◆ Work instructions
How many lines of the data include the string "this"? State the number and nothing else.

◆ Raw data
※

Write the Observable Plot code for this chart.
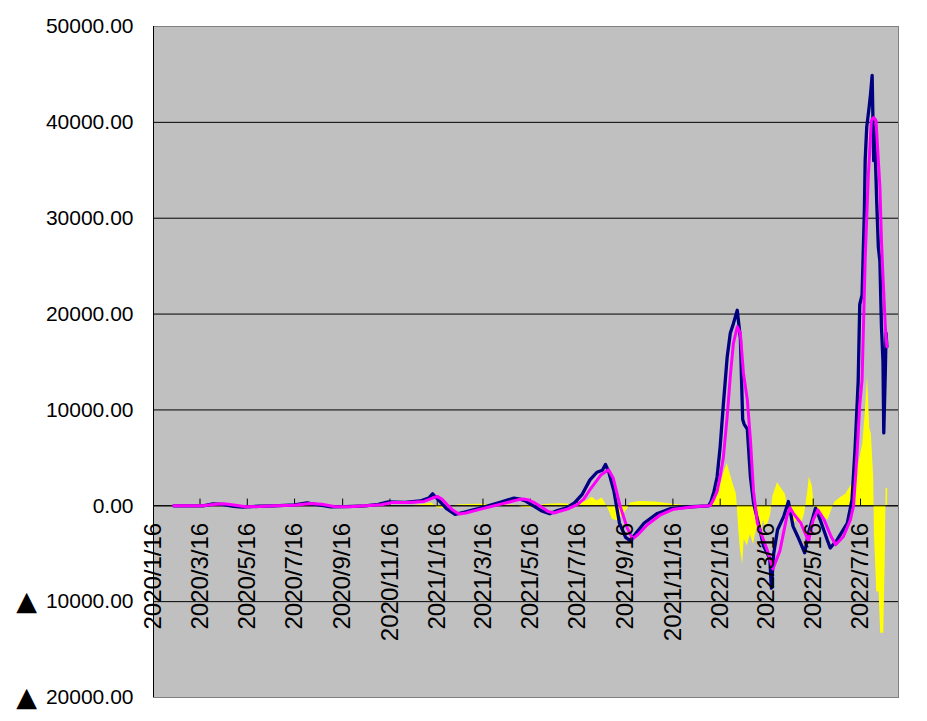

※

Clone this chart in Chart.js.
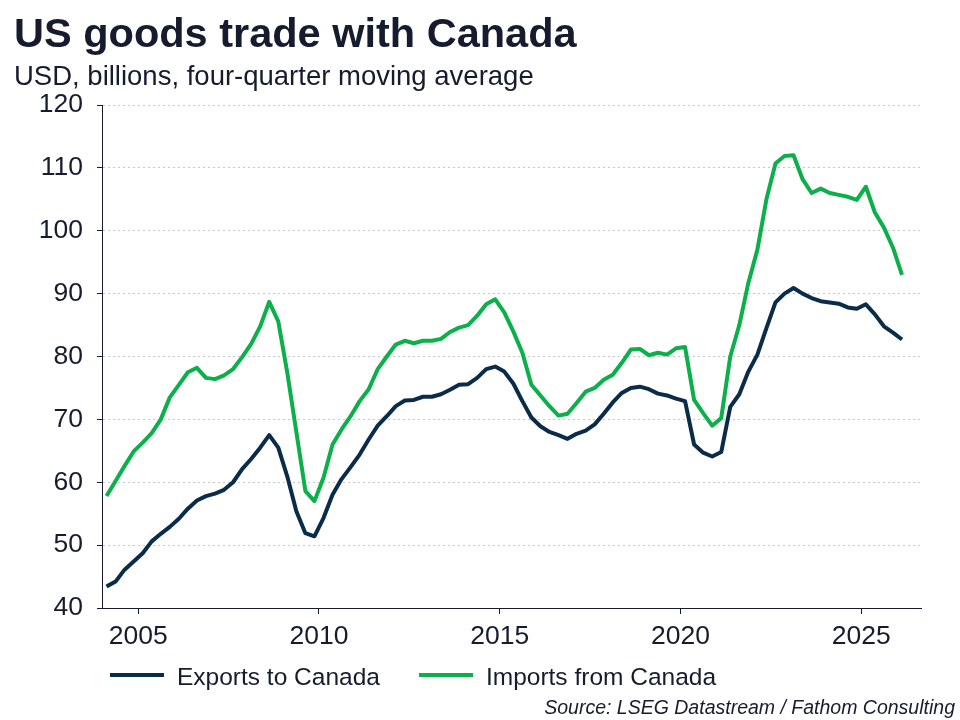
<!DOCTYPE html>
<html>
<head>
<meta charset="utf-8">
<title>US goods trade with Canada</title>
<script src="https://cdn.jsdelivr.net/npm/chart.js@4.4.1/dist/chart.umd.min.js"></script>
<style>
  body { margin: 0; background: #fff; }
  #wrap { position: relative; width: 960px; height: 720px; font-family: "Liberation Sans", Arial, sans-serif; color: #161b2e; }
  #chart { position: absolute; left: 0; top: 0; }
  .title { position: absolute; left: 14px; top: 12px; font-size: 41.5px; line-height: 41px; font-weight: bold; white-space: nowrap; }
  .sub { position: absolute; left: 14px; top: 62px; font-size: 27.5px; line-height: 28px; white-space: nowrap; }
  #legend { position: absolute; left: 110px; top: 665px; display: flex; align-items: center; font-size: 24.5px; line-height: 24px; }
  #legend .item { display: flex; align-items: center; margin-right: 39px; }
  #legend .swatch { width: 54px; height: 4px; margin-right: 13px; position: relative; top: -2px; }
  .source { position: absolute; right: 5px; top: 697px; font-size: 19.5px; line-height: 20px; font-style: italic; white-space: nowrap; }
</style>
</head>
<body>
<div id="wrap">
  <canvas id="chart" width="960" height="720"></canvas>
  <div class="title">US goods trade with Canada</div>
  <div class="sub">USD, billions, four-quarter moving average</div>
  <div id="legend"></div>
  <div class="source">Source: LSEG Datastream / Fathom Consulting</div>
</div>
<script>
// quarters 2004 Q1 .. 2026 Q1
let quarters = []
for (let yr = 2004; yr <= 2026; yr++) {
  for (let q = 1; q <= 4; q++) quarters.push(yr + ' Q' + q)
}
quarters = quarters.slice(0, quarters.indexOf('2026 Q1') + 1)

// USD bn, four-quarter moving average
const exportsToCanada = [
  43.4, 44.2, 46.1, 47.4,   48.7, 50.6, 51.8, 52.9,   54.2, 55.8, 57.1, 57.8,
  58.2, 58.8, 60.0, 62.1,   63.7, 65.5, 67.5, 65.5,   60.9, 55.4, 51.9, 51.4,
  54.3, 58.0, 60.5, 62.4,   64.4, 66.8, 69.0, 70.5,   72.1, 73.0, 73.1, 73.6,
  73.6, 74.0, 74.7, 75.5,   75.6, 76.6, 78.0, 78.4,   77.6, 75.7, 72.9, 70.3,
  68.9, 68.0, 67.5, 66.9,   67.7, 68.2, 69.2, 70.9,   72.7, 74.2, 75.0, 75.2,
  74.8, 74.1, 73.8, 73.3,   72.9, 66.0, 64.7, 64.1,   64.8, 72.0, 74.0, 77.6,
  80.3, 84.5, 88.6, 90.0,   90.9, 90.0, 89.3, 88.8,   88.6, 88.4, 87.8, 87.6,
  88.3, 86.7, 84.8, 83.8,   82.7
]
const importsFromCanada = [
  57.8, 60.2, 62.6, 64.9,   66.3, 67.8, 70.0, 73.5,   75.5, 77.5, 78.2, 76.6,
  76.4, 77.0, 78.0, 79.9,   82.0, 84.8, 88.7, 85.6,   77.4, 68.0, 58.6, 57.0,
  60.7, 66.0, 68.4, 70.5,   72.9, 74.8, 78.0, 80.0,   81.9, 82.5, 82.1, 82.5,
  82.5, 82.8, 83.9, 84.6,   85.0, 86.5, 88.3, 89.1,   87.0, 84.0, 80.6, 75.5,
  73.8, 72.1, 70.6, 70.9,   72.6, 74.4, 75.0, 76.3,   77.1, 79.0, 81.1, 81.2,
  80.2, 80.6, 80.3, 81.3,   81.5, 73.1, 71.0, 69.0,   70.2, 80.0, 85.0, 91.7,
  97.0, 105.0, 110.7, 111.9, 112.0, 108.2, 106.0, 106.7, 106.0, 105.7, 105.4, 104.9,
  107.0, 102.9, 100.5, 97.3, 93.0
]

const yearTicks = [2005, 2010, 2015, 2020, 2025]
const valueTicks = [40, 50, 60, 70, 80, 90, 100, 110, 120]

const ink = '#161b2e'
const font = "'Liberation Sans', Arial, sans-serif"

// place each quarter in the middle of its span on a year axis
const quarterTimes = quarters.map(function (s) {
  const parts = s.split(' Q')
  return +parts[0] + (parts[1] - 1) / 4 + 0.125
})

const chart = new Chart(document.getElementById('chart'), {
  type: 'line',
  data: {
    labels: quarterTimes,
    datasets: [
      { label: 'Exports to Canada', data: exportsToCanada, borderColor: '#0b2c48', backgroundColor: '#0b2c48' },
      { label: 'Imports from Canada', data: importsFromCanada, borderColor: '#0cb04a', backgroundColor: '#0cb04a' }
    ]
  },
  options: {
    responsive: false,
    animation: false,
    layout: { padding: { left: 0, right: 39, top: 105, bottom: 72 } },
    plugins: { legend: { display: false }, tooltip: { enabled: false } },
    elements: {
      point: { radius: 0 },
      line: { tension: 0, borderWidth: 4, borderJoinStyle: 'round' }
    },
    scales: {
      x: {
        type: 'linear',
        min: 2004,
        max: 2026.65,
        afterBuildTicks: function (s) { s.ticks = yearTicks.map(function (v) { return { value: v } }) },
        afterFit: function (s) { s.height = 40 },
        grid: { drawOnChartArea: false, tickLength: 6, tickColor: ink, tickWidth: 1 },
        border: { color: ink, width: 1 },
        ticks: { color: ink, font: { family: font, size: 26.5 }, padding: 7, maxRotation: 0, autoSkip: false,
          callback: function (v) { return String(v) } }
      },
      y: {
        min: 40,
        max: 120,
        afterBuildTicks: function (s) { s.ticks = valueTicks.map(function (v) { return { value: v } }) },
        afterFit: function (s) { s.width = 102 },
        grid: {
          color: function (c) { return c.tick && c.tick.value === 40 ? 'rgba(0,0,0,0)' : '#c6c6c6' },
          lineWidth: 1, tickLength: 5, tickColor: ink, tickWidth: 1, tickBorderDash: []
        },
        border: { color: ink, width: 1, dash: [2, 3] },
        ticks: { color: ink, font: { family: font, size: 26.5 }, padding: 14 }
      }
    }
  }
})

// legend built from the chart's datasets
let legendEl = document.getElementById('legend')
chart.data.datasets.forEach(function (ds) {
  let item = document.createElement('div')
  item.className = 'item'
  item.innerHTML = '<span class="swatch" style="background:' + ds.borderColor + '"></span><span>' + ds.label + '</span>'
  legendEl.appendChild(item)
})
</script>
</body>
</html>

※

◆ Final answer
2